How to Make Herb Roasted Chicken in Creamy White Wine Sauce Recipe

Step 1: Preparing and Seasoning the Chicken

Start by patting your chicken pieces dry with paper towels—this might sound simple, but it’s crucial for getting that beautiful, crispy skin. I like to use skin-on thighs and breasts; they both stay moist when roasted. Then, mix 2 teaspoons kosher salt and ½ teaspoon black pepper and rub this mixture all over the chicken, including under the skin if you can gently loosen it. This seasoning depth really makes the chicken flavorful through and through.

Step 2: Browning the Chicken

Heat 3 tablespoons of salted butter in a dutch oven over medium-high heat. Once melted and shimmering, add your chicken pieces skin-side down first. Brown for about 3 to 5 minutes per side until golden and crispy—you’ll notice the smell instantly uplifting your kitchen. Once browned, remove the chicken and set aside. Don’t worry if it’s not fully cooked yet because it will finish roasting later, but this step is what builds the base flavor.

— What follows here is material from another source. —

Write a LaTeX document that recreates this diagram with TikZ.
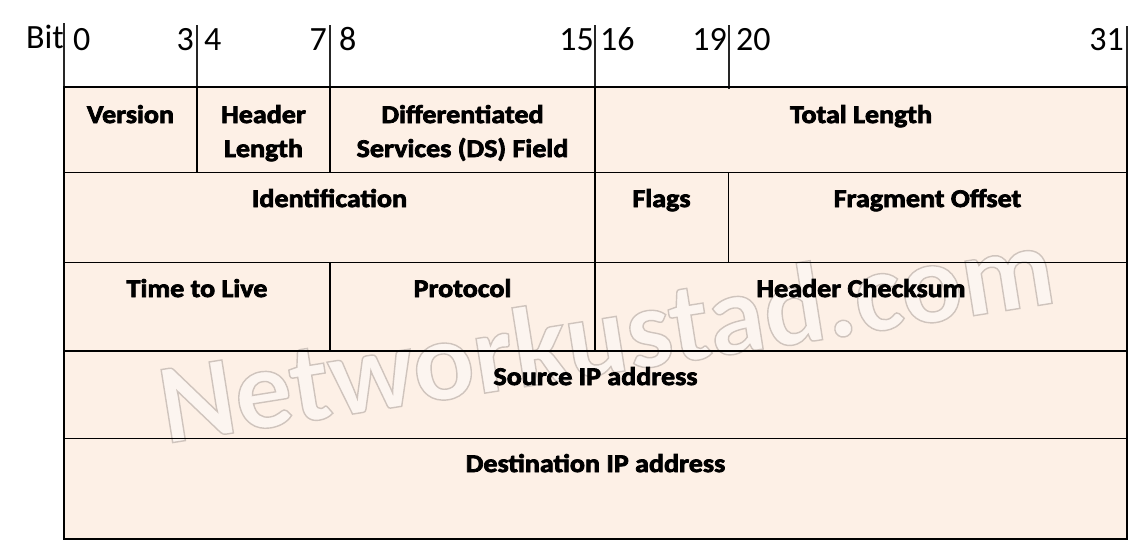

Step 3: Building Flavor with Vegetables and Herbs

To the same pot, toss in your mushrooms, diced shallots, chopped celery, and minced garlic. Stir them around in the butter and chicken fat left behind. This mix will soak up all those juices and soften nicely. When the vegetables have softened and the mushrooms release their juices (about 7 minutes), sprinkle the remaining salt, pepper, sage, and parsley over everything. I always take a moment here to smell the herbs—it’s a warm, comforting fragrance that makes me excited to continue.

Step 4: Making the Creamy White Wine Sauce

Sprinkle the flour over the veggies and stir well to coat them evenly—this will thicken the sauce. Next, pour in the dry white wine, scraping the bottom of the pot to lift any browned bits—this adds so much depth. Slowly add the chicken stock one cup at a time while stirring continuously. Let the sauce come to a boil and thicken slightly, about 5 minutes. You’re aiming for a consistency like a thin gravy. The smell at this stage will make you want to dive right in!

Step 5: Adding Potatoes and Roasting

Stir the halved baby yellow potatoes into the sauce, then nestle the chicken pieces on top, skin side up. Transfer the entire pot to your preheated 325° F (163° C) oven. Roast for 40 to 45 minutes until the chicken reads 165° F internally. During roasting, the potatoes absorb the delicious sauce, becoming tender and flavorful. I recommend checking the potatoes for tenderness near the end to ensure they’re not undercooked—sometimes smaller potatoes cook quicker than larger ones!

Step 6: Finishing with Cream and Resting

When the chicken is done, carefully take the pot out of the oven and stir in ¼ cup of cream. This addition rounds out the sauce with silky smoothness without overpowering the wine’s acidity. Cover the pot with a lid or tent with foil, and let it rest at least 10 minutes before serving. Resting helps the flavors meld, and the chicken juices redistribute so every bite is juicy and tender.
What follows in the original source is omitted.